Reproduce the lines of the material exactly, excluding every image.

--

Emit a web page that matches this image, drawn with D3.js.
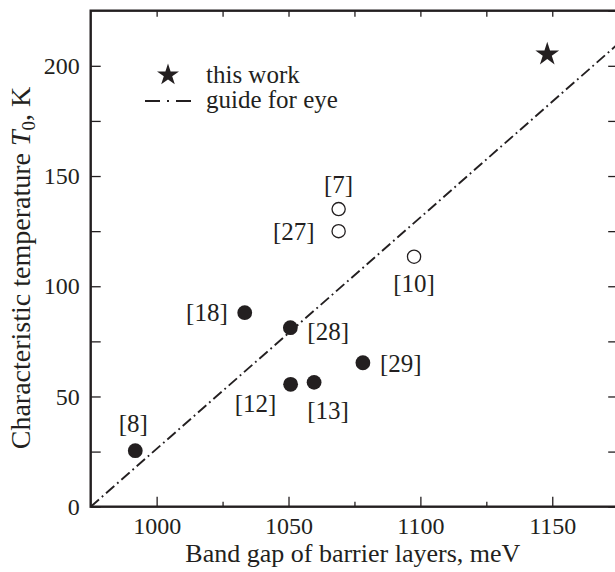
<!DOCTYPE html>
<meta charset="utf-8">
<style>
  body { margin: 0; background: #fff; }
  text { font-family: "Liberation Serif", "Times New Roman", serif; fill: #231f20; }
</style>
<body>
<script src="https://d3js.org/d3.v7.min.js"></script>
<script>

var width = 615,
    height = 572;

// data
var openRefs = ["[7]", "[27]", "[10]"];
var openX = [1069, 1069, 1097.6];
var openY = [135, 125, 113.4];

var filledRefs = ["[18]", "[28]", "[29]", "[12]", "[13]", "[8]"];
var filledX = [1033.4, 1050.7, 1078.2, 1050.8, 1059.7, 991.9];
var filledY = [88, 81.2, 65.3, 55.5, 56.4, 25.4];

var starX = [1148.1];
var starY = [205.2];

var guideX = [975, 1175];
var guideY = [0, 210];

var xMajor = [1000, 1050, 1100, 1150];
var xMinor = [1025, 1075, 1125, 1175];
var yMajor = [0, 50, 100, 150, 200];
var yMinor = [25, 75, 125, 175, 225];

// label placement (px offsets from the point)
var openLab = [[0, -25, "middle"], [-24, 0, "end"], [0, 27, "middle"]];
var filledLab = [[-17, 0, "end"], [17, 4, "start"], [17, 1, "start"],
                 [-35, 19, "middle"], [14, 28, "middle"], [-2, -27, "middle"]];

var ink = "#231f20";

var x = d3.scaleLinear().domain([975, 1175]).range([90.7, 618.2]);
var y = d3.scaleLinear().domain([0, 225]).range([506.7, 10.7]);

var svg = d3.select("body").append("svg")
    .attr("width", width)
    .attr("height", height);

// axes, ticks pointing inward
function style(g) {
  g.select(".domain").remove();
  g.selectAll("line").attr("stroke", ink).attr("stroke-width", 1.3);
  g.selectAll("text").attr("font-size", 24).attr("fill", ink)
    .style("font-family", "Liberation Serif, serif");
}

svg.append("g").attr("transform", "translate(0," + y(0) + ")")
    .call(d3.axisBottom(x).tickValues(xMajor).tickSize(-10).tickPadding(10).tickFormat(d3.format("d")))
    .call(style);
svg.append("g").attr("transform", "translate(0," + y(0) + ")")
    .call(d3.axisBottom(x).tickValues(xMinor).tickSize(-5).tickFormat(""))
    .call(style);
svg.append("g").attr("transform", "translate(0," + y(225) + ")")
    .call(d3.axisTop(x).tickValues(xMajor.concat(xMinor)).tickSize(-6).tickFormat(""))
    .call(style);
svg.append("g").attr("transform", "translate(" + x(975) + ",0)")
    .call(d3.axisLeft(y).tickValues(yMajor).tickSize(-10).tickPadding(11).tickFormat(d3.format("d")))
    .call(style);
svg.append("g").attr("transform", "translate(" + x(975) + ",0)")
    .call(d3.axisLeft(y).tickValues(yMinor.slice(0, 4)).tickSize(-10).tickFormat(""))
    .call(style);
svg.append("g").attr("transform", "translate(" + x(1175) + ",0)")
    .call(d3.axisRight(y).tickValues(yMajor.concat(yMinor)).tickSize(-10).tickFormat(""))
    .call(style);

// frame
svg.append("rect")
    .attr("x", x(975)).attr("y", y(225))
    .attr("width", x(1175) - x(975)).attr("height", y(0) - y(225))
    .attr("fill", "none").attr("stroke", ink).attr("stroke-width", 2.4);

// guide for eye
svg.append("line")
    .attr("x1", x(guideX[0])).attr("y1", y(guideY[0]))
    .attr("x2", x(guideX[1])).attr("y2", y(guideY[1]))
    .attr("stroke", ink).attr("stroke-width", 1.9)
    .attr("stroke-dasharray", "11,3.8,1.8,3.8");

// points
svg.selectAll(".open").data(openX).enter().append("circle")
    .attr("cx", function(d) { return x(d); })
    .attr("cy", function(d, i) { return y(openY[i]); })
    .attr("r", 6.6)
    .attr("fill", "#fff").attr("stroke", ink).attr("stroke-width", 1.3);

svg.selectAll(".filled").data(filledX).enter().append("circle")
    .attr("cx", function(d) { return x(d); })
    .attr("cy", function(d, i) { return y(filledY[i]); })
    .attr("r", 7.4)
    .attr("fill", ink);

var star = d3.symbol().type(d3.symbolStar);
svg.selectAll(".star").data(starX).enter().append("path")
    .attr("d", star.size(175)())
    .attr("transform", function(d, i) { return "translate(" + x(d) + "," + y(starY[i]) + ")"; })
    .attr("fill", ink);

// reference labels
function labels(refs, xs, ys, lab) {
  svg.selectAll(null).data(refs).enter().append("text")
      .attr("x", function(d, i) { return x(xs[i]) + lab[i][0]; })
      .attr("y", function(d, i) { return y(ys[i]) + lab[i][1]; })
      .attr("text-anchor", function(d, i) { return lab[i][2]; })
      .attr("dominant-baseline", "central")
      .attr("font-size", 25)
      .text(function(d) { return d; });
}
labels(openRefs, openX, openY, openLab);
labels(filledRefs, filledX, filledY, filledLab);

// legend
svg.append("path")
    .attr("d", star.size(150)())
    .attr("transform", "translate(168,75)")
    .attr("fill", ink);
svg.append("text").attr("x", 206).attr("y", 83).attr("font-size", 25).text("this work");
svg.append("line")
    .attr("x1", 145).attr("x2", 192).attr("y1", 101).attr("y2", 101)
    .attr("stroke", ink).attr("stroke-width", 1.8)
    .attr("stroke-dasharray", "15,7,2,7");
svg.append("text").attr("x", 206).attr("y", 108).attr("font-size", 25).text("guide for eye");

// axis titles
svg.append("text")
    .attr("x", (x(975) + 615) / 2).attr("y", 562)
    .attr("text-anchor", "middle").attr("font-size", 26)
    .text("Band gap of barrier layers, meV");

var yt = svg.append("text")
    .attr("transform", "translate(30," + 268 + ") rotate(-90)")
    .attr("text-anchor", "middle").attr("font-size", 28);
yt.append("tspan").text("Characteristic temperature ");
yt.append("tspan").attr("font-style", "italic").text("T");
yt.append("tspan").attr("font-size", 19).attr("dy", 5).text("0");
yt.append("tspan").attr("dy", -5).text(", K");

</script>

--

### [RESPONSE TO THE EXERCISE]
Emit a web page that matches this image, drawn with D3.js.
<!DOCTYPE html>
<meta charset="utf-8">
<style>
  body { margin: 0; background: #fff; }
  text { font-family: "Liberation Serif", "Times New Roman", serif; fill: #231f20; }
</style>
<body>
<script src="https://d3js.org/d3.v7.min.js"></script>
<script>

var width = 615,
    height = 572;

// data
var openRefs = ["[7]", "[27]", "[10]"];
var openX = [1069, 1069, 1097.6];
var openY = [135, 125, 113.4];

var filledRefs = ["[18]", "[28]", "[29]", "[12]", "[13]", "[8]"];
var filledX = [1033.4, 1050.7, 1078.2, 1050.8, 1059.7, 991.9];
var filledY = [88, 81.2, 65.3, 55.5, 56.4, 25.4];

var starX = [1148.1];
var starY = [205.2];

var guideX = [975, 1175];
var guideY = [0, 210];

var xMajor = [1000, 1050, 1100, 1150];
var xMinor = [1025, 1075, 1125, 1175];
var yMajor = [0, 50, 100, 150, 200];
var yMinor = [25, 75, 125, 175, 225];

// label placement (px offsets from the point)
var openLab = [[0, -25, "middle"], [-24, 0, "end"], [0, 27, "middle"]];
var filledLab = [[-17, 0, "end"], [17, 4, "start"], [17, 1, "start"],
                 [-35, 19, "middle"], [14, 28, "middle"], [-2, -27, "middle"]];

var ink = "#231f20";

var x = d3.scaleLinear().domain([975, 1175]).range([90.7, 618.2]);
var y = d3.scaleLinear().domain([0, 225]).range([506.7, 10.7]);

var svg = d3.select("body").append("svg")
    .attr("width", width)
    .attr("height", height);

// axes, ticks pointing inward
function style(g) {
  g.select(".domain").remove();
  g.selectAll("line").attr("stroke", ink).attr("stroke-width", 1.3);
  g.selectAll("text").attr("font-size", 24).attr("fill", ink)
    .style("font-family", "Liberation Serif, serif");
}

svg.append("g").attr("transform", "translate(0," + y(0) + ")")
    .call(d3.axisBottom(x).tickValues(xMajor).tickSize(-10).tickPadding(10).tickFormat(d3.format("d")))
    .call(style);
svg.append("g").attr("transform", "translate(0," + y(0) + ")")
    .call(d3.axisBottom(x).tickValues(xMinor).tickSize(-5).tickFormat(""))
    .call(style);
svg.append("g").attr("transform", "translate(0," + y(225) + ")")
    .call(d3.axisTop(x).tickValues(xMajor.concat(xMinor)).tickSize(-6).tickFormat(""))
    .call(style);
svg.append("g").attr("transform", "translate(" + x(975) + ",0)")
    .call(d3.axisLeft(y).tickValues(yMajor).tickSize(-10).tickPadding(11).tickFormat(d3.format("d")))
    .call(style);
svg.append("g").attr("transform", "translate(" + x(975) + ",0)")
    .call(d3.axisLeft(y).tickValues(yMinor.slice(0, 4)).tickSize(-10).tickFormat(""))
    .call(style);
svg.append("g").attr("transform", "translate(" + x(1175) + ",0)")
    .call(d3.axisRight(y).tickValues(yMajor.concat(yMinor)).tickSize(-10).tickFormat(""))
    .call(style);

// frame
svg.append("rect")
    .attr("x", x(975)).attr("y", y(225))
    .attr("width", x(1175) - x(975)).attr("height", y(0) - y(225))
    .attr("fill", "none").attr("stroke", ink).attr("stroke-width", 2.4);

// guide for eye
svg.append("line")
    .attr("x1", x(guideX[0])).attr("y1", y(guideY[0]))
    .attr("x2", x(guideX[1])).attr("y2", y(guideY[1]))
    .attr("stroke", ink).attr("stroke-width", 1.9)
    .attr("stroke-dasharray", "11,3.8,1.8,3.8");

// points
svg.selectAll(".open").data(openX).enter().append("circle")
    .attr("cx", function(d) { return x(d); })
    .attr("cy", function(d, i) { return y(openY[i]); })
    .attr("r", 6.6)
    .attr("fill", "#fff").attr("stroke", ink).attr("stroke-width", 1.3);

svg.selectAll(".filled").data(filledX).enter().append("circle")
    .attr("cx", function(d) { return x(d); })
    .attr("cy", function(d, i) { return y(filledY[i]); })
    .attr("r", 7.4)
    .attr("fill", ink);

var star = d3.symbol().type(d3.symbolStar);
svg.selectAll(".star").data(starX).enter().append("path")
    .attr("d", star.size(175)())
    .attr("transform", function(d, i) { return "translate(" + x(d) + "," + y(starY[i]) + ")"; })
    .attr("fill", ink);

// reference labels
function labels(refs, xs, ys, lab) {
  svg.selectAll(null).data(refs).enter().append("text")
      .attr("x", function(d, i) { return x(xs[i]) + lab[i][0]; })
      .attr("y", function(d, i) { return y(ys[i]) + lab[i][1]; })
      .attr("text-anchor", function(d, i) { return lab[i][2]; })
      .attr("dominant-baseline", "central")
      .attr("font-size", 25)
      .text(function(d) { return d; });
}
labels(openRefs, openX, openY, openLab);
labels(filledRefs, filledX, filledY, filledLab);

// legend
svg.append("path")
    .attr("d", star.size(150)())
    .attr("transform", "translate(168,75)")
    .attr("fill", ink);
svg.append("text").attr("x", 206).attr("y", 83).attr("font-size", 25).text("this work");
svg.append("line")
    .attr("x1", 145).attr("x2", 192).attr("y1", 101).attr("y2", 101)
    .attr("stroke", ink).attr("stroke-width", 1.8)
    .attr("stroke-dasharray", "15,7,2,7");
svg.append("text").attr("x", 206).attr("y", 108).attr("font-size", 25).text("guide for eye");

// axis titles
svg.append("text")
    .attr("x", (x(975) + 615) / 2).attr("y", 562)
    .attr("text-anchor", "middle").attr("font-size", 26)
    .text("Band gap of barrier layers, meV");

var yt = svg.append("text")
    .attr("transform", "translate(30," + 268 + ") rotate(-90)")
    .attr("text-anchor", "middle").attr("font-size", 28);
yt.append("tspan").text("Characteristic temperature ");
yt.append("tspan").attr("font-style", "italic").text("T");
yt.append("tspan").attr("font-size", 19).attr("dy", 5).text("0");
yt.append("tspan").attr("dy", -5).text(", K");

</script>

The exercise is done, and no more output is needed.